**GOAL OF THE EXERCISE**
Lines containing the string "matplotlib" are to be counted; report only how many there are.

● ● ● ● ● ● ●

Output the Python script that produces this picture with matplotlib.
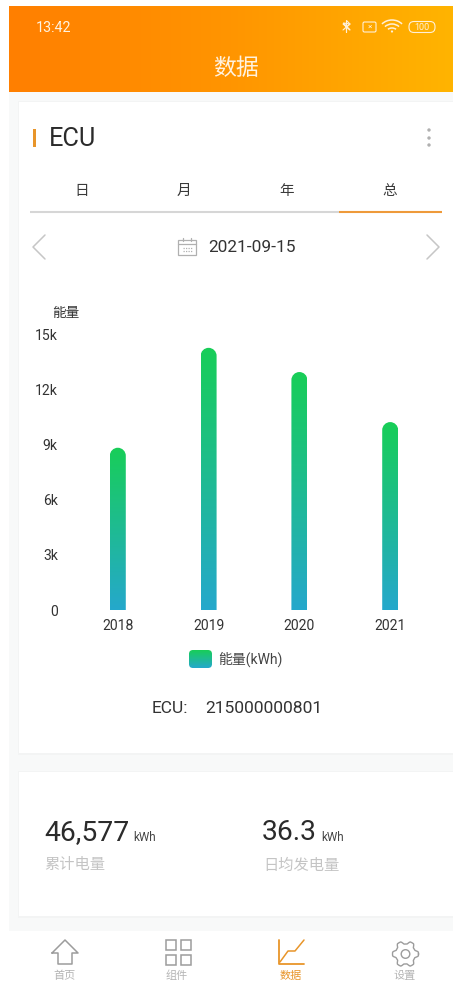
import numpy as np
import matplotlib
matplotlib.use("Agg")
import matplotlib.pyplot as plt
from matplotlib.colors import LinearSegmentedColormap
from matplotlib.patches import FancyBboxPatch, Rectangle, Circle, Arc
from matplotlib.path import Path

plt.rcParams['font.family'] = ['Roboto', 'Noto Sans CJK SC', 'DejaVu Sans']

years = ['2018', '2019', '2020', '2021']
energy = [8850, 14300, 12980, 10250]
yticks = [0, 3000, 6000, 9000, 12000, 15000]
ytick_labels = ['0', '3k', '6k', '9k', '12k', '15k']
tabs = ['日', '月', '年', '总']
nav_labels = ['首页', '组件', '数据', '设置']

W, H = 453, 982
fig = plt.figure(figsize=(W / 100, H / 100), dpi=100, facecolor='white')
ui = fig.add_axes([0, 0, 1, 1], zorder=0)
ui.set_xlim(0, W); ui.set_ylim(H, 0); ui.axis('off')

ORANGE = '#E8952A'
DARK = '#2b2b2b'

def L(xs, ys, color='#9a9a9a', lw=1.0, **kw):
    ui.plot(xs, ys, color=color, lw=lw, solid_capstyle='round', solid_joinstyle='round', **kw)

# page background
ui.add_patch(Rectangle((9, 91), W - 9, 840, fc='#f8f9f9', ec='none'))
# header gradient
hcm = LinearSegmentedColormap.from_list('h', ['#FF7F00', '#FF9500', '#FFB400'])
ui.imshow(np.linspace(0, 1, 256).reshape(1, -1), cmap=hcm, extent=(9, W, 91.5, 6), aspect='auto', zorder=1)
ui.set_xlim(0, W); ui.set_ylim(H, 0)
# cards
for (x, y, w, h) in [(19, 102, W - 19, 651), (19, 772, W - 19, 144)]:
    ui.add_patch(Rectangle((x - 1.5, y - 1), w + 2, h + 3, fc='#f3f4f4', ec='none', zorder=1))
    ui.add_patch(Rectangle((x, y), w, h, fc='white', ec='none', zorder=1.1))
ui.add_patch(Rectangle((9, 931), W - 9, 51, fc='white', ec='none', zorder=1))

# status bar & title
ui.text(36, 28, '13:42', fontsize=10.3, color='#FFF2DF', ha='left', va='center', zorder=3)
ui.text(236, 68, '数据', fontsize=16.5, color='#FFF2DF', ha='center', va='center', zorder=3)
SB = '#FFF0D8'
L([343, 350, 343.5, 350, 343], [24, 30, 23, 24, 30], SB, 0.8, zorder=3)
L([346.5, 346.5, 350, 346.5, 346.5], [32.5, 20.5, 24, 27, 32.5], SB, 0.8, zorder=3)
ui.add_patch(FancyBboxPatch((363, 22), 13, 10, boxstyle='round,pad=0,rounding_size=1.5', fc='none', ec=SB, lw=0.8, zorder=3))
ui.text(369.5, 27, '×', fontsize=6, color=SB, ha='center', va='center', zorder=3)
for r in (5, 9, 13):
    ui.add_patch(Arc((392, 33), 2 * r + 2, 2 * r, theta1=222, theta2=318, ec=SB, lw=1.1, zorder=3))
ui.add_patch(Circle((392, 31.5), 1.1, fc=SB, ec='none', zorder=3))
ui.add_patch(FancyBboxPatch((409, 21.5), 26, 11, boxstyle='round,pad=0,rounding_size=5', fc='none', ec=SB, lw=0.8, zorder=3))
ui.text(422, 27, '100', fontsize=6.5, color=SB, ha='center', va='center', zorder=3)

# card title
ui.add_patch(Rectangle((33, 129), 3, 18, fc=ORANGE, ec='none', zorder=3))
ui.text(49, 139, 'ECU', fontsize=18.3, color=DARK, ha='left', va='center', zorder=3)
for y in (130, 138, 145):
    ui.add_patch(Circle((429, y), 1.7, fc='#b0b0b0', ec='none', zorder=3))

# tabs
for x, s in zip([82, 184, 287, 390], tabs):
    ui.text(x, 191, s, fontsize=10.5, color='#3a3a3a', ha='center', va='center', zorder=3)
ui.plot([30, 339], [212, 212], color='#d6d6d6', lw=1.5, zorder=3, solid_capstyle='butt')
ui.plot([339, 442], [212, 212], color='#EE9A3A', lw=1.5, zorder=3, solid_capstyle='butt')

# date row
L([45, 33, 45], [235, 247, 259], '#c6c6c6', 1.1, zorder=3)
L([427, 439, 427], [235, 247, 259], '#c6c6c6', 1.1, zorder=3)
CAL = '#b0b0b0'
ui.add_patch(Rectangle((178, 240), 18, 15, fc='none', ec=CAL, lw=0.9, zorder=3))
L([178, 196], [244, 244], CAL, 0.9, zorder=3)
L([183, 183], [238, 241], CAL, 0.9, zorder=3)
L([191, 191], [238, 241], CAL, 0.9, zorder=3)
for yy in (247.5, 251):
    L([183, 193], [yy, yy], CAL, 0.9, zorder=3, ls=(0, (1, 1)))
ui.text(208, 247.5, '2021-09-15', fontsize=12.4, color='#333333', ha='left', va='center', zorder=3)

# chart
ax = fig.add_axes([72.4 / W, 1 - 610 / H, 363.2 / W, 275 / H], zorder=2)
ax.patch.set_alpha(0)
ax.set_xlim(-0.5, 3.5); ax.set_ylim(0, 15000)
for s in ax.spines.values():
    s.set_visible(False)
x = np.arange(len(years))
ax.set_xticks(x, years)
ax.set_yticks(yticks, ytick_labels)
ax.tick_params(axis='both', length=0, labelsize=10.1, labelcolor='#333333')
ax.tick_params(axis='x', pad=6.5)
ax.tick_params(axis='y', pad=10.5)
for lab in ax.get_yticklabels():
    lab.set_y(lab.get_position()[1])
bars = ax.bar(x, energy, width=0.176, color='none', edgecolor='none')
gcm = LinearSegmentedColormap.from_list('g', ['#18CE58', '#25A8CC'])
grad = np.linspace(0, 1, 256).reshape(-1, 1)
for b in bars:
    bx, bw, bh = b.get_x(), b.get_width(), b.get_height()
    im = ax.imshow(grad, cmap=gcm, extent=(bx, bx + bw, 0, bh), aspect='auto', zorder=2)
    rx = bw / 2
    ry = 15000 / 275 * (bw * 90.8 / 2)
    k = 0.5523
    p = Path([(bx, 0), (bx, bh - ry),
              (bx, bh - ry + k * ry), (bx + rx - k * rx, bh), (bx + rx, bh),
              (bx + rx + k * rx, bh), (bx + bw, bh - ry + k * ry), (bx + bw, bh - ry),
              (bx + bw, 0), (bx, 0)],
             [Path.MOVETO, Path.LINETO, Path.CURVE4, Path.CURVE4, Path.CURVE4,
              Path.CURVE4, Path.CURVE4, Path.CURVE4, Path.LINETO, Path.CLOSEPOLY])
    im.set_clip_path(p, ax.transData)
ax.set_xlim(-0.5, 3.5); ax.set_ylim(0, 15000)

ui.text(52, 312.5, '能量', fontsize=9.8, color='#333333', ha='left', va='center', zorder=3)

# legend
lg = ui.imshow(grad, cmap=gcm, extent=(189, 212, 668, 650), aspect='auto', zorder=3)
clip = FancyBboxPatch((189, 650), 23, 18, boxstyle='round,pad=0,rounding_size=4', fc='none', ec='none', transform=ui.transData)
ui.add_patch(clip); lg.set_clip_path(clip)
ui.set_xlim(0, W); ui.set_ylim(H, 0)
ui.text(218, 659.5, '能量(kWh)', fontsize=10, color='#444444', ha='left', va='center', zorder=3)
ui.text(151.5, 708.5, 'ECU:', fontsize=12.5, color='#333333', ha='left', va='center', zorder=3)
ui.text(205, 708.5, '215000000801', fontsize=12.5, color='#333333', ha='left', va='center', zorder=3)

# summary card
ui.text(44, 833, '46,577', fontsize=20.3, color=DARK, ha='left', va='center', zorder=3)
ui.text(133, 837.5, 'kWh', fontsize=8.5, color='#444444', ha='left', va='center', zorder=3)
ui.text(262, 833, '36.3', fontsize=20.3, color=DARK, ha='left', va='center', zorder=3)
ui.text(321, 837.5, 'kWh', fontsize=8.5, color='#444444', ha='left', va='center', zorder=3)
ui.text(44, 865.5, '累计电量', fontsize=11, color='#c4c4c4', ha='left', va='center', zorder=3)
ui.text(263, 865.5, '日均发电量', fontsize=11, color='#c4c4c4', ha='left', va='center', zorder=3)

# bottom nav
NG = '#9c9c9c'
L([52, 65, 78, 72, 72, 58, 58, 52], [953, 940, 953, 953, 964, 964, 953, 953], NG, 1.1, zorder=3)
for (bx, by) in [(166, 940), (181, 940), (166, 955), (181, 955)]:
    ui.add_patch(Rectangle((bx, by), 10, 9.5, fc='none', ec=NG, lw=1.1, zorder=3))
L([279, 279, 304], [940, 964, 964], ORANGE, 1.3, zorder=3)
L([280, 288, 295, 304], [962, 951, 951, 940], ORANGE, 1.1, zorder=3)
th = np.linspace(0, 2 * np.pi, 193)
rad = 11.5 + 1.5 * np.clip(1.6 * np.cos(6 * th), -1, 1)
ui.plot(405.5 + rad * np.cos(th), 954 + rad * np.sin(th), color=NG, lw=1.0, zorder=3)
ui.add_patch(Circle((405.5, 954), 4.3, fc='none', ec=NG, lw=1.0, zorder=3))
for xx, s, c in zip([65, 177, 291, 405], nav_labels, ['#b5b5b5', '#b5b5b5', ORANGE, '#b5b5b5']):
    ui.text(xx, 976, s, fontsize=8, color=c, ha='center', va='center', zorder=3)

fig.savefig('out.png', dpi=100, facecolor='white')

● ● ● ● ● ● ●

**RESPONSE**
7